#### [REQUIRED WORK]
Omit all images, then repeat exactly the lines below from the one containing "Convert this chart to Apache ECharts code." through the one containing "const xName = 'ângulo de ataque';", both ends included.

- - -

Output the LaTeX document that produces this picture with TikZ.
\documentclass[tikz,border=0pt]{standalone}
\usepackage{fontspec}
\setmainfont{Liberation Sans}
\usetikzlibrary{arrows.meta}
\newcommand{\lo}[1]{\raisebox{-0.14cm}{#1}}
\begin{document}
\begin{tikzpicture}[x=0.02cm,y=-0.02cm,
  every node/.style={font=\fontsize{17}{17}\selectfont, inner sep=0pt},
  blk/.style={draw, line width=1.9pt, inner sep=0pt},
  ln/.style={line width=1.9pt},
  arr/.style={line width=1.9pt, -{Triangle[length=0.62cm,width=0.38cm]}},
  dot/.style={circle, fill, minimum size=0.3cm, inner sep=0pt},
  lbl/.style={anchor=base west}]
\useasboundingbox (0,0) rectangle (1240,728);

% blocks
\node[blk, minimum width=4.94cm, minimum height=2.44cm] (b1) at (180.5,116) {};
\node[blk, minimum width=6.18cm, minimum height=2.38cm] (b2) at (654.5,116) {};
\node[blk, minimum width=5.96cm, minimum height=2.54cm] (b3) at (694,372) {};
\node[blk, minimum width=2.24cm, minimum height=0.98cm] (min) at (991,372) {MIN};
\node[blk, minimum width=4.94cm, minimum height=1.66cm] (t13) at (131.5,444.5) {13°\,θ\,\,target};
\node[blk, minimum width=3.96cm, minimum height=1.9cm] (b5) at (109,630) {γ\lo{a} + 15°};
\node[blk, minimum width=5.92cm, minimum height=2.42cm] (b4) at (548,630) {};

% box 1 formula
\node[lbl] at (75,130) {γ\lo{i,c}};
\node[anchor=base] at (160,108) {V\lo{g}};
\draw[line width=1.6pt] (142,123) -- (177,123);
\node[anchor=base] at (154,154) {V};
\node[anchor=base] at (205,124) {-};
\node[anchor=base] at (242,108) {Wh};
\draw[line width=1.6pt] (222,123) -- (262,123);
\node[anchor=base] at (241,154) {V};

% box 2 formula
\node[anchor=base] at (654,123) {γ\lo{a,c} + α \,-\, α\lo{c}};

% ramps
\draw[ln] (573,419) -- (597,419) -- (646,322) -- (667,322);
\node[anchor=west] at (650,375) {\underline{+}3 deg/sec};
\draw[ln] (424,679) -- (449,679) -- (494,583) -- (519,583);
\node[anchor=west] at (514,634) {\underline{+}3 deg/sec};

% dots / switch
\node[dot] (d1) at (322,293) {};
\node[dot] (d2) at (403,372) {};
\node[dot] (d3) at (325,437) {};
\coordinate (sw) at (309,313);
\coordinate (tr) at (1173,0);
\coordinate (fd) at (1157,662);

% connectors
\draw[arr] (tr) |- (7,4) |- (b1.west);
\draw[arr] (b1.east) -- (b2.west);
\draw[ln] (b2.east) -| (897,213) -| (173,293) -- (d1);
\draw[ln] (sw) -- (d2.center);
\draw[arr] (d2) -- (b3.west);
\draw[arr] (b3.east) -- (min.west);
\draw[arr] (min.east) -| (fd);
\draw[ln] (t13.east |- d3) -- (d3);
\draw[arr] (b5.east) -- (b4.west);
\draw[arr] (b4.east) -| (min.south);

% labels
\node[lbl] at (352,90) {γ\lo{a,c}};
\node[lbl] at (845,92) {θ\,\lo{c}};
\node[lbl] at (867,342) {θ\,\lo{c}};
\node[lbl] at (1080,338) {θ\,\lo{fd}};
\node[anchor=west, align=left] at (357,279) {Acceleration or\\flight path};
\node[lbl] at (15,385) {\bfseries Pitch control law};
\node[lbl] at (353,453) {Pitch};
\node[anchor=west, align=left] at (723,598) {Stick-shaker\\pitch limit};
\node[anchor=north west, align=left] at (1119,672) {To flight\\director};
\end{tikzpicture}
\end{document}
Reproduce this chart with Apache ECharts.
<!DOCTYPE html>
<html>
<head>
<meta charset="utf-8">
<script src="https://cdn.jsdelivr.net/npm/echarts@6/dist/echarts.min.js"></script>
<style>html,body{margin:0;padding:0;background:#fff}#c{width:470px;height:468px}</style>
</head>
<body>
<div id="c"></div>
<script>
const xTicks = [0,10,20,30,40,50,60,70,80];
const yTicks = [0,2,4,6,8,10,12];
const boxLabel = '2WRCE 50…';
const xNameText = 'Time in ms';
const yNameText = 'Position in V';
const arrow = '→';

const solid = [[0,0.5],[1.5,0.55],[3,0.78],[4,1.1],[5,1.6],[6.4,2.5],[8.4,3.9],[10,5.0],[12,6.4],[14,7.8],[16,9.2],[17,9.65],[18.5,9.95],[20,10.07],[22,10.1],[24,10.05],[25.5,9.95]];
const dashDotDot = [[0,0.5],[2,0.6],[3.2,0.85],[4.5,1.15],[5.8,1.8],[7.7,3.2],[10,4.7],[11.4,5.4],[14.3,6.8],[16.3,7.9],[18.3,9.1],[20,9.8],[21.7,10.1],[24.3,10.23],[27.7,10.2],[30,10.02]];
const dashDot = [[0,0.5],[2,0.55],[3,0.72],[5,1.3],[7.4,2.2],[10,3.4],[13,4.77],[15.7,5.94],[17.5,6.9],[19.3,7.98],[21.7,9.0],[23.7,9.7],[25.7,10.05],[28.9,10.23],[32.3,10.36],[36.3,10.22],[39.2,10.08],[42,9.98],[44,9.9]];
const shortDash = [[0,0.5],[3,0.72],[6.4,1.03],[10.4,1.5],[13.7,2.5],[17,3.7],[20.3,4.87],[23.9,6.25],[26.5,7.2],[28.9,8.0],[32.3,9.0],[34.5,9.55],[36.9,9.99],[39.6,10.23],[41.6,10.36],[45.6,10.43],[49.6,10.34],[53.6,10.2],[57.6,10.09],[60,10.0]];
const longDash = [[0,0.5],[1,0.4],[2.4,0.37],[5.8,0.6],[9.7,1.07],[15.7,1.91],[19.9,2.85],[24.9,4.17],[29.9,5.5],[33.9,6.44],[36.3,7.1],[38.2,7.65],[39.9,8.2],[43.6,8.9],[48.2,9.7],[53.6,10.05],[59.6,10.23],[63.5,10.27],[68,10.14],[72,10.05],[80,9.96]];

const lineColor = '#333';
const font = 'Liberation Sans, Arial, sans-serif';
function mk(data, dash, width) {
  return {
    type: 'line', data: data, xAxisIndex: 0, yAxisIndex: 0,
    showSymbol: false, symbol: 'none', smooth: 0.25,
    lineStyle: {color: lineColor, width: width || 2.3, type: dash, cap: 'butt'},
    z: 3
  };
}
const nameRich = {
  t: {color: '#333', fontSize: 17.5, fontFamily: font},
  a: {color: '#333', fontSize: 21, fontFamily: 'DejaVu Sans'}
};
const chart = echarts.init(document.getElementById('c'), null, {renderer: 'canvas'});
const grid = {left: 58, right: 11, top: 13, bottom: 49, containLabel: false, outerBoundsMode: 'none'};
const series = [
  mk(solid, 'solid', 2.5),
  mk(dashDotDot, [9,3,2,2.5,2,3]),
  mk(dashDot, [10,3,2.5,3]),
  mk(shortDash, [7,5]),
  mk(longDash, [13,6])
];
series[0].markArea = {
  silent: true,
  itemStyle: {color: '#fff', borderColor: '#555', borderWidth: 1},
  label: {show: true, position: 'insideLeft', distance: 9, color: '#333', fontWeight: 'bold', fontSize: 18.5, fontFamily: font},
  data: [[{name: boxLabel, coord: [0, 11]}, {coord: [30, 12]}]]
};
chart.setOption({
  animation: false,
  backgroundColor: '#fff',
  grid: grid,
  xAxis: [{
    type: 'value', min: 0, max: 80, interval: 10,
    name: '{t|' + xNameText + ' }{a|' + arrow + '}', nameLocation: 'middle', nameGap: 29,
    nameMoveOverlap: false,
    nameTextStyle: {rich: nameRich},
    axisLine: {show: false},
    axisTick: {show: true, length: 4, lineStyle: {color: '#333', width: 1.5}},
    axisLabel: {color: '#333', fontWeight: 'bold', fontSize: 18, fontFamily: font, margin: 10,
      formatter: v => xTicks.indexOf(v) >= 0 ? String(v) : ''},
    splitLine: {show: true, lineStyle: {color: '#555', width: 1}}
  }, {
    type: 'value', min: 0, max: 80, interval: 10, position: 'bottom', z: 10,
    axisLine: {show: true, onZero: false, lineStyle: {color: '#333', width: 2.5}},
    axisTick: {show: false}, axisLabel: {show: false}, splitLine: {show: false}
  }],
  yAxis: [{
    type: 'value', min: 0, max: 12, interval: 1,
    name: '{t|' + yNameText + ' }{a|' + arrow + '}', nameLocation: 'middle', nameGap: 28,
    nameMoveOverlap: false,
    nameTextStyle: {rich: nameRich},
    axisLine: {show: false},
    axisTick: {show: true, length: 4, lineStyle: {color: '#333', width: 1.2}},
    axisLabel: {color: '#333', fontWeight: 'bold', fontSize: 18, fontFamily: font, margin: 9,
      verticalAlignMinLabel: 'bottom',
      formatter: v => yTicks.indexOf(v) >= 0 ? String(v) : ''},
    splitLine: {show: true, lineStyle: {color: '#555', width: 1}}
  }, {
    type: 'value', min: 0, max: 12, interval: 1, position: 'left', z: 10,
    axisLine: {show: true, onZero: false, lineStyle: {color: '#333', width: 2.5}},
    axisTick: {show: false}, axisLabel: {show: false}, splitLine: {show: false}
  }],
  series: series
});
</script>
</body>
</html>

- - -

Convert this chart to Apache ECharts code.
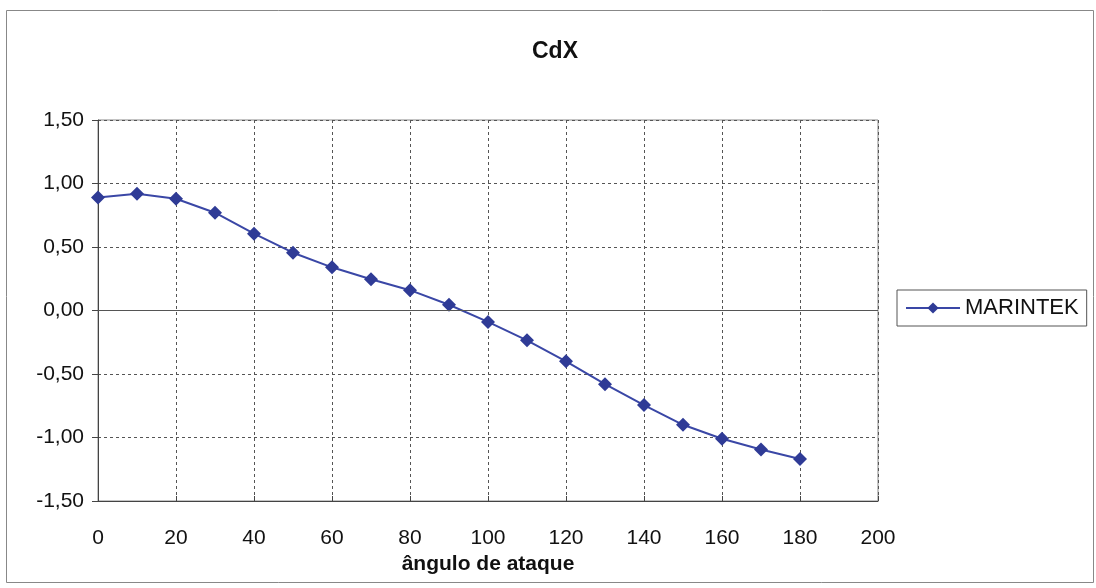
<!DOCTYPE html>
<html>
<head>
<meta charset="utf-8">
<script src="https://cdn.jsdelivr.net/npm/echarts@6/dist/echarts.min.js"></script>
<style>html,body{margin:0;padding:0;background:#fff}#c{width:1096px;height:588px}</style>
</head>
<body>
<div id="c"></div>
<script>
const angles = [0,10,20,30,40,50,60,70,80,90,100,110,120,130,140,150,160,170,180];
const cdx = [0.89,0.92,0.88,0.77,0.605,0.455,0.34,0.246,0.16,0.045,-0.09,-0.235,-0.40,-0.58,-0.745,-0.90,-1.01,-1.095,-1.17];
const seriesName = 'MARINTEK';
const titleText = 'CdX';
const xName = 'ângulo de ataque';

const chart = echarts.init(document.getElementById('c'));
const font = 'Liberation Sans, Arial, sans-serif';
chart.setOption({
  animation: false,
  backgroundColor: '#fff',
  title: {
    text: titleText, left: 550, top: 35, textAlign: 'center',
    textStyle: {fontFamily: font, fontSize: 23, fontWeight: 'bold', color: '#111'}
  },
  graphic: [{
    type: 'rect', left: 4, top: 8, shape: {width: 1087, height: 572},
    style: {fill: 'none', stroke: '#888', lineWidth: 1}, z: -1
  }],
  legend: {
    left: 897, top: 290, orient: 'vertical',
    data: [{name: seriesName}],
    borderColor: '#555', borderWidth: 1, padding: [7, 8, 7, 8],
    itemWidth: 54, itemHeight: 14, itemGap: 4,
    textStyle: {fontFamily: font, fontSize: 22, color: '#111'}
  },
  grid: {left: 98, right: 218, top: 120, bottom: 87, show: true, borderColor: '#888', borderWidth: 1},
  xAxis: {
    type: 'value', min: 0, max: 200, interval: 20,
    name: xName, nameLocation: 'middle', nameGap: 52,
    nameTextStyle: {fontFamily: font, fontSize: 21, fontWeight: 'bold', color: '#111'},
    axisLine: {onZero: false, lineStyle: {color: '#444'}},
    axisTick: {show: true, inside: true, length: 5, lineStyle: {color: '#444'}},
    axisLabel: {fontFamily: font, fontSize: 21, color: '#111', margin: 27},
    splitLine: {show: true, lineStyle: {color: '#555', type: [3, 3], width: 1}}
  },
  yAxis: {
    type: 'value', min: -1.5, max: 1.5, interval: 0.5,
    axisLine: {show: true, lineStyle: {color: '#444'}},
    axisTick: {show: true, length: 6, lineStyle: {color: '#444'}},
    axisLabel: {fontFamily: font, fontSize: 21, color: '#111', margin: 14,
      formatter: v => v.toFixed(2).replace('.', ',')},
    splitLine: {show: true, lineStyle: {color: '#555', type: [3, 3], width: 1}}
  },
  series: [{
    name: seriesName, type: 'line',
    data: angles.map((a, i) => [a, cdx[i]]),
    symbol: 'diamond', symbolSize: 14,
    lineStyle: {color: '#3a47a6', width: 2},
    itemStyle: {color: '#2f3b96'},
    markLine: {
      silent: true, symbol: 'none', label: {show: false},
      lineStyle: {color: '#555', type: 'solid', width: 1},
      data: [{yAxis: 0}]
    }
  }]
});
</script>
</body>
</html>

- - -

#### [WORKED ANSWER]
Convert this chart to Apache ECharts code.
<!DOCTYPE html>
<html>
<head>
<meta charset="utf-8">
<script src="https://cdn.jsdelivr.net/npm/echarts@6/dist/echarts.min.js"></script>
<style>html,body{margin:0;padding:0;background:#fff}#c{width:1096px;height:588px}</style>
</head>
<body>
<div id="c"></div>
<script>
const angles = [0,10,20,30,40,50,60,70,80,90,100,110,120,130,140,150,160,170,180];
const cdx = [0.89,0.92,0.88,0.77,0.605,0.455,0.34,0.246,0.16,0.045,-0.09,-0.235,-0.40,-0.58,-0.745,-0.90,-1.01,-1.095,-1.17];
const seriesName = 'MARINTEK';
const titleText = 'CdX';
const xName = 'ângulo de ataque';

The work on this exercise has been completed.